Comme déjà dit, cela était il y a 3 mois, dans une EHPAD du quartier, auprès d’une femme française de 85 ans, finissant ses jours ici, dans un un faubourg obscur de Francfort (sur le Main). Cela m’avait beaucoup choqué à l’époque.

Parce que je ne voulais pas me l’avouer.

Mais c’était la vérité.

Ô combien !

Cela n’est pas dans mes habitudes d’encenser les Français, mais là, un séjour d’une semaine à Paris, m’a rappelé combien la vie est douce en France ! Vive les « small talk », la politesse et courtoisie !

  • mes ami.es, de toujours, fidèl.es parmi les fidèl.es, et toujours aussi gentil.les et généreu.ses.
  • le type de la réception de l’hôtel qui, si peu qu’on lui parle et s’intéresse à lui, vous accorde tous les « passe droits » que vous voulez ! Internet : pas de problème ! Restez donc demain au delà de 11 h !
  • le serveur du bistrot, qui, voyant Sophie pleurer, lui apporte un dessert « gratuit » pour la consoler
  • le gardien du musée, qui, en douce, nous file des tickets gratuits parce qu’on a oublié de s’enregister sur Internet
  • le petit jeune du foyer qui, alors qu’on arrive pas du tout à le « remettre », nous explique ses courses de chez Aldi, et tous les bonus engrangés
  • la responsable du foyer, qui quand on lui demande si on « peut repeindre la chambre », nous répond « OUI !!!!, faites !!! » (Certes ! Cool pour eux ! En Allemagne cependant, cela serait STRICTEMENT INTERDIT, sauf si demande + Formulaire et devis donné : délai d’attente égal 3 mois minimum)
  • la RATP qu’on voudrait presque embrasser parce qu’elle fonctionne et n’est pas chère ! 20 euros la semaine pour tout Paris, on croit rêver, quand ici, au delà de 4 stations, il faut payer près de 4 euros par tiquet.
  • Et ces cafés, ces terrasses, toujours bondés !Oui, Paris est une « fête », quand on a, bien sûr, les moyens de se la payer !

Donc, je reprends, pour expliquer pourquoi quand on est étranger dans un pays, en général on ferme sa « g… » (dans 90 % des cas), pleure parfois/souvent en silence et pour soi, nostalgique d’autres moeurs et coutumes.

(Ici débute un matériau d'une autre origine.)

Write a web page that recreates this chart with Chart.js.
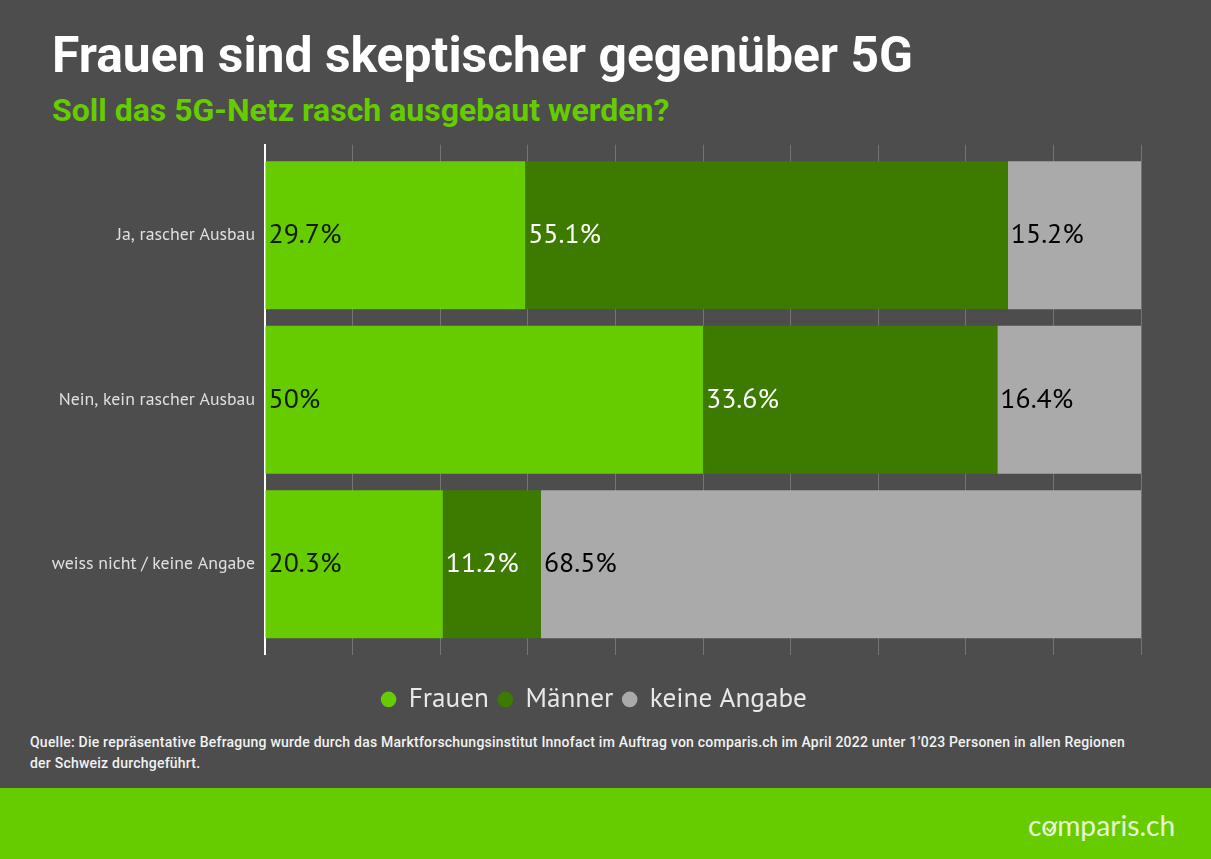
<!DOCTYPE html>
<html lang="de">
<head>
<meta charset="utf-8">
<title>Frauen sind skeptischer gegenüber 5G</title>
<script src="https://cdn.jsdelivr.net/npm/chart.js@4"></script>
<style>
  html, body { margin: 0; padding: 0; background: #4d4d4d; overflow: hidden; }
  #page { position: relative; width: 1211px; height: 859px; background: #4d4d4d; font-family: Roboto, sans-serif; }
  #page div { position: absolute; white-space: nowrap; }
  #title { left: 52px; top: 25px; font-size: 49.8px; line-height: 60px; font-weight: 700; color: #fff; }
  #subtitle { left: 52px; top: 92px; font-size: 32px; line-height: 36px; font-weight: 700; color: #66cc00; }
  #source { left: 30px; top: 732px; font-size: 14px; line-height: 21px; font-weight: 500; letter-spacing: 0.225px; color: #f2f2f2; }
  #band { left: 0; top: 788px; width: 1211px; height: 71px; background: #66cc00; }
  #logo { left: 1028px; top: 804px; font-family: Lato, sans-serif; font-size: 28.2px; line-height: 42px; color: #e8f7d0; }
  #check { position: absolute; left: 1043px; top: 818px; }
  #chartBox { position: absolute; left: 0; top: 124px; width: 1211px; height: 599px; }
</style>
</head>
<body>
<div id="page">
  <div id="title">Frauen sind skeptischer gegenüber 5G</div>
  <div id="subtitle">Soll das 5G-Netz rasch ausgebaut werden?</div>
  <div id="chartBox"><canvas id="surveyChart"></canvas></div>
  <div id="source">Quelle: Die repräsentative Befragung wurde durch das Marktforschungsinstitut Innofact im Auftrag von comparis.ch im April 2022 unter 1’023 Personen in allen Regionen<br>der Schweiz durchgeführt.</div>
  <div id="band"></div>
  <div id="logo">comparis.ch</div>
  <svg id="check" width="18" height="18" viewBox="0 0 18 18"><path d="M3.5 10 L7 13.5 L14 3.5" fill="none" stroke="#e8f7d0" stroke-width="1.8"/></svg>
</div>
<script>
const categories = ['Ja, rascher Ausbau', 'Nein, kein rascher Ausbau', 'weiss nicht / keine Angabe'];
const frauen = [29.7, 50, 20.3];
const maenner = [55.1, 33.6, 11.2];
const keineAngabe = [15.2, 16.4, 68.5];

const seriesNames = ['Frauen', 'Männer', 'keine Angabe'];
const seriesColors = ['#66cc00', '#3d7a00', '#aaaaaa'];
const labelColors = ['#0d1a00', '#ffffff', '#000000'];
const chartFont = '"PT Sans", Lato, sans-serif';

// Prozentwerte direkt in die Balken schreiben
const barLabels = {
  id: 'barLabels',
  afterDatasetsDraw(chart) {
    const ctx = chart.ctx;
    ctx.save();
    ctx.font = '27.8px ' + chartFont;
    ctx.textAlign = 'left';
    ctx.textBaseline = 'middle';
    chart.data.datasets.forEach((dataset, i) => {
      ctx.fillStyle = labelColors[i];
      chart.getDatasetMeta(i).data.forEach((bar, j) => {
        ctx.fillText(dataset.data[j].x + '%', bar.base + 3, bar.y);
      });
    });
    ctx.restore();
  }
};

new Chart(document.getElementById('surveyChart'), {
  type: 'bar',
  data: {
    // lineare y-Achse: so bleibt oben und unten ein ganzer Balkenabstand frei
    datasets: [frauen, maenner, keineAngabe].map((values, i) => ({
      label: seriesNames[i],
      data: values.map((v, j) => ({ x: v, y: j })),
      backgroundColor: seriesColors[i],
      categoryPercentage: 0.9,
      barPercentage: 1
    }))
  },
  options: {
    indexAxis: 'y',
    responsive: true,
    maintainAspectRatio: false,
    animation: false,
    layout: { padding: { top: 8, right: 70, left: 48, bottom: 0 } },
    scales: {
      x: {
        stacked: true,
        min: 0,
        max: 100,
        afterFit(scale) { scale.height = 21; },
        ticks: { display: false, stepSize: 10 },
        grid: { color: 'rgba(255,255,255,0.22)', drawTicks: false },
        border: { display: false }
      },
      y: {
        type: 'linear',
        stacked: true,
        offset: false,
        reverse: true,
        min: -0.55,
        max: 2.55,
        afterFit(scale) { scale.width = 217; },
        // nur die ganzzahligen Ticks behalten, das sind die Kategorien
        afterBuildTicks(scale) { scale.ticks = scale.ticks.filter(t => Number.isInteger(t.value)); },
        ticks: {
          stepSize: 1,
          autoSkip: false,
          color: '#e0e0e0',
          padding: 10,
          font: { family: chartFont, size: 17.8 },
          callback: value => categories[value]
        },
        grid: { display: false, drawTicks: false, offset: false },
        border: { color: '#ffffff', width: 2 }
      }
    },
    plugins: {
      tooltip: { enabled: false },
      legend: {
        position: 'bottom',
        labels: {
          color: '#e8e8e8',
          usePointStyle: true,
          boxWidth: 13,
          boxHeight: 11,
          padding: 10,
          font: { family: chartFont, size: 27.2 }
        }
      }
    }
  },
  plugins: [barLabels]
});
</script>
</body>
</html>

Fatiguée d’être rabrouée, pour ce qui fait au delà du Rhin le charme de sa culture, ici des comportements la plupart du temps réprouvés.

Que l’on soit en Allemagne ou ailleurs, importe peu à vrai dire, puisque c’est le « vécu » assez banal finalement de tout immigré, qui, bien que l’on encense sans cesse l' »interculturel », la tolérance et réciprocité, se voit dans les faits sommé de s’intégrer et d’adopter – à sens unique – la culture de son pays d’accueil.

Mais en l’occurence, dans le cadre des fameuses « relations franco-allemandes », il est quand même crasse de toujours constater, que, dès que vous passez le Rhin, c’est « Schluss » avec la compréhension des modes de fonctionnement français!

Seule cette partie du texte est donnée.